El ‘juego’ de las peleas a cates
Las riñas formaban parte de la vida de los niños que no siempre se entendían dialogando

Niños del barrio de los Franciscanos jugando a los combates de boxeo en un terrao.
En aquellas calles repletas de niños, donde a veces confluían pandillas de barrios tan lejanos que nos parecían extranjeros, las riñas y los enfrentamientos estaban a la orden del día. Hoy pasas por la Plaza de San Pedro y ves a los niños jugar en paz y en perfecta armonía como si fueran ángeles custodiados por sus madres y te acuerdas de tu infancia, cuando siempre había una batalla pendiente.
Las riñas y el contacto físico formaban parte de la vida callejera de los niños, que no siempre se entendían dialogando. La diplomacia no era una de las asignaturas que nos enseñaban en el colegio y aunque nuestras madres nos recordaban aquello de que teníamos que portarnos bien porque si alguien le daba una queja de nosotros tendríamos que cumplir el correspondiente castigo, la verdad es que cuando salíamos a la calle y nos sentíamos en completa libertad no tardábamos en olvidar los buenos consejos y nos dejábamos llevar por las leyes que marcaba el grupo.
La calle te enseñaba ciertos valores. Te enseñaba a compartir, a valorar la amistad, a ayudar a un amigo cuando lo necesitaba y a encajar los golpes con valentía. En la casa, pegado a las faldas de tu madre, te hacías más vulnerable, mientras que en la calle, a fuerza de juegos, empujones y golpes, aprendías que la vida no era un camino de rosas y salías fortalecido.
En aquellas calles asilvestradas de entonces uno iba aprendiendo que la debilidad no era una buena compañera de viaje y que aunque no fueras el más intrépido del barrio estabas obligado a hacerte el valiente.
En aquel tiempo todavía se llevaban mucho los juegos de fuerza que a veces se nutrían de la violencia. Cuando veíamos por televisión uno de aquellos combates nocturnos de Urtain y de Legrá, al día siguiente, cuando salíamos a la calle, los niños jugábamos a imitarlos y boxeábamos poniéndonos como guantes los paquetes vacíos del café. Lo que empezaba siendo una escaramuza medio en broma, a veces terminaba en una auténtica pelea a cates. Los niños de entonces, al menos los de mi barrio, no nos peleábamos a guantazos ni a puñetazos; nos peleábamos a cates, que era un término más infantil, como de dibujos animados y de tebeos.

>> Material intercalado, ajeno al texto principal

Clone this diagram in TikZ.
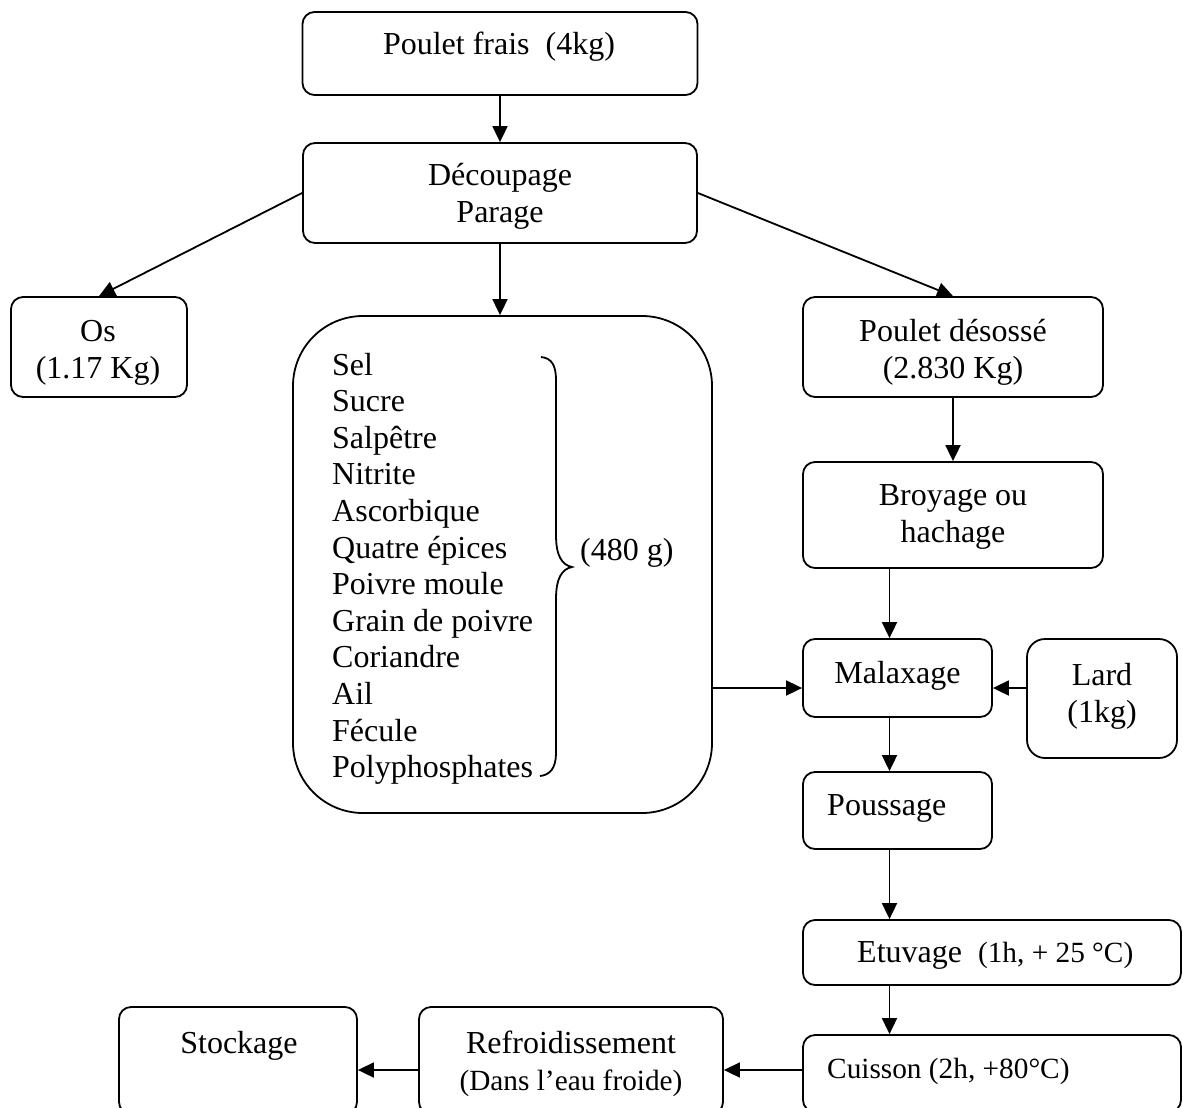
\documentclass[tikz,border=0pt]{standalone}
\usepackage{fontspec}
\setmainfont{Liberation Serif}
\usetikzlibrary{arrows.meta}
\newcommand{\bigtext}{\fontsize{32}{36.6}\selectfont}
\newcommand{\smalltext}{\fontsize{29.3}{33.7}\selectfont}
\begin{document}
\begin{tikzpicture}[x=1pt,y=-1pt,
  box/.style={draw, line width=1.8pt, rounded corners=12pt, inner sep=0pt},
  arr/.style={line width=1.8pt, -{Triangle[length=16pt,width=15pt]}},
  % multi-line labels: the base anchor sits on the last line
  txt/.style={inner sep=0pt, anchor=base, font=\bigtext, align=center},
  ltxt/.style={inner sep=0pt, anchor=base west, font=\bigtext, align=left}]
\useasboundingbox (0,0) rectangle (1183,1108);
\clip (0,0) rectangle (1183,1108);

% process boxes
\node[box, minimum width=395pt, minimum height=83pt]  (frais)   at (500,53.5) {};
\node[box, minimum width=394pt, minimum height=100pt] (decoupe) at (500,193) {};
\node[box, minimum width=176pt, minimum height=100pt] (os)      at (99,347) {};
\node[box, rounded corners=70pt, minimum width=419pt, minimum height=497pt] (ingr) at (502.5,564.5) {};
\node[box, minimum width=300pt, minimum height=100pt] (desosse) at (953,347) {};
\node[box, minimum width=300pt, minimum height=106pt] (broyage) at (953,515) {};
\node[box, minimum width=189pt, minimum height=78pt]  (malax)   at (897.5,678) {};
\node[box, rounded corners=18pt, minimum width=150pt, minimum height=119pt] (lard) at (1102,698.5) {};
\node[box, minimum width=189pt, minimum height=77pt]  (pouss)   at (897.5,810.5) {};
\node[box, minimum width=378pt, minimum height=65pt]  (etuv)    at (992,952.5) {};
\node[box, minimum width=378pt, minimum height=77pt]  (cuis)    at (992,1073.5) {};
\node[box, minimum width=304pt, minimum height=107pt] (refr)    at (571,1060.5) {};
\node[box, minimum width=238pt, minimum height=107pt] (stock)   at (238,1060.5) {};

% labels
\node[txt] (tfrais) at (499,55) {Poulet frais\ \ (4kg)};
\node[txt] (tdecoupe) at (500,222) {Découpage\\Parage};
\node[txt] (tos) at (98,378) {Os\\(1.17 Kg)};
\node[ltxt] (tingr) at (332,777.6) {Sel\\Sucre\\Salpêtre\\Nitrite\\Ascorbique\\Quatre épices\\Poivre moule\\Grain de poivre\\Coriandre\\Ail\\Fécule\\Polyphosphates};
\node[ltxt] (tpoids) at (580,560) {(480 g)};
\node[txt] (tdesosse) at (953,378) {Poulet désossé\\(2.830 Kg)};
\node[txt] (tbroyage) at (953,542) {Broyage ou\\hachage};
\node[txt] (tmalax) at (897.5,683) {Malaxage};
\node[txt] (tlard) at (1102,722) {Lard\\(1kg)};
\node[ltxt] (tpouss) at (827,815) {Poussage};
\node[ltxt] (tetuv) at (857,962) {Etuvage\ \ {\smalltext (1h, + 25 °C)}};
\node[ltxt, font=\smalltext] (tcuis) at (827,1078) {Cuisson (2h, +80°C)};
\node[txt] (trefr) at (571,1090) {Refroidissement\\{\smalltext (Dans l’eau froide)}};
\node[txt] (tstock) at (239,1053) {Stockage};

% brace grouping the ingredients
\draw[line width=1.8pt] (541,357) .. controls (552,358) and (556,366) .. (556,380)
  -- (556,535) .. controls (556,556) and (562,565) .. (572,567)
  .. controls (562,569) and (556,578) .. (556,599)
  -- (556,753) .. controls (556,768) and (550,775) .. (540,776);

% guide lines for the connectors
\coordinate (pcol) at (889.5,0);
\coordinate (mrow) at (0,688);
\coordinate (brow) at (0,1070);

% connectors
\draw[arr] (frais.south) -- (decoupe.north);
\draw[arr] (decoupe.west) -- (os.north);
\draw[arr] (decoupe.east) -- (desosse.north);
\draw[arr] (decoupe.south) -- (decoupe.south |- ingr.north);
\draw[arr] (desosse.south) -- (broyage.north);
\draw[arr] (broyage.south -| pcol) -- (malax.north -| pcol);
\draw[arr] (ingr.east |- mrow) -- (malax.west |- mrow);
\draw[arr] (lard.west |- mrow) -- (malax.east |- mrow);
\draw[arr] (malax.south -| pcol) -- (pouss.north -| pcol);
\draw[arr] (pouss.south -| pcol) -- (etuv.north -| pcol);
\draw[arr] (etuv.south -| pcol) -- (cuis.north -| pcol);
\draw[arr] (cuis.west |- brow) -- (refr.east |- brow);
\draw[arr] (refr.west |- brow) -- (stock.east |- brow);
\end{tikzpicture}
\end{document}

Las peleas estaban en el ambiente, se palpaban y no hacía falta que la provocación fuera mayúscula para que se prendiera el fuego. En medio de un partido de fútbol, bastaba una discusión por un gol que no había sido o por una patada a destiempo, para que se montara una trifulca y los rivales la emprendieran a cates.
El escenario, entonces, era fundamental. No tenía el mismo valor una pelea en la calle que una en el colegio. La refriega callejera terminaba con un intercambio de cates que casi siempre noqueaban al aire y en diez minutos, pelillos a la mar. Sin embargo, las broncas en la escuela o en la puerta del colegio, traían graves consecuencias para los protagonistas. En mi colegio, que era el San José de la calle de la Reina, recuerdo un par de peleas ‘a cate limpio’ que se resolvieron por la vía rápida en el despacho de don Rafael, que era el director. El maestro no elegía el camino del diálogo para imponer la paz, ni se detenía a escuchar la versión de cada uno de los contendientes. El veredicto era inmediato, rotundo, sin concesiones y los dos implicados, además de quedarse castigados después de la hora escolar, tenían que pasar por el sacrificio de la vara, que era un mal menor, o directamente recibían un par de tortazos del director, de aquellos que retumbaban en el colegio dejando un silencio inexorable en el ambiente.
La lucha estaba presente en la vida diaria de los niños. Si veíamos en el cine una película de espadachines, con dos palos viejos nos hacíamos dos espadas de madera y nos creíamos que éramos como Robin Hood. Otras veces recurríamos al armamento primitivo de los tirachinas que nosotros mismos nos fabricábamos con una goma y ramas de los árboles para hacer guerrillas con los enemigos de otros barrios.
Cuando en los años 70 se pusieron de moda las películas de Bruce Lee, los niños cambiamos los cates de toda la vida por patadas más sofisticadas y colocábamos las manos de canto y emitíamos extraños sonidos guturales, imitando a aquel chino americano que nos parecía invencible.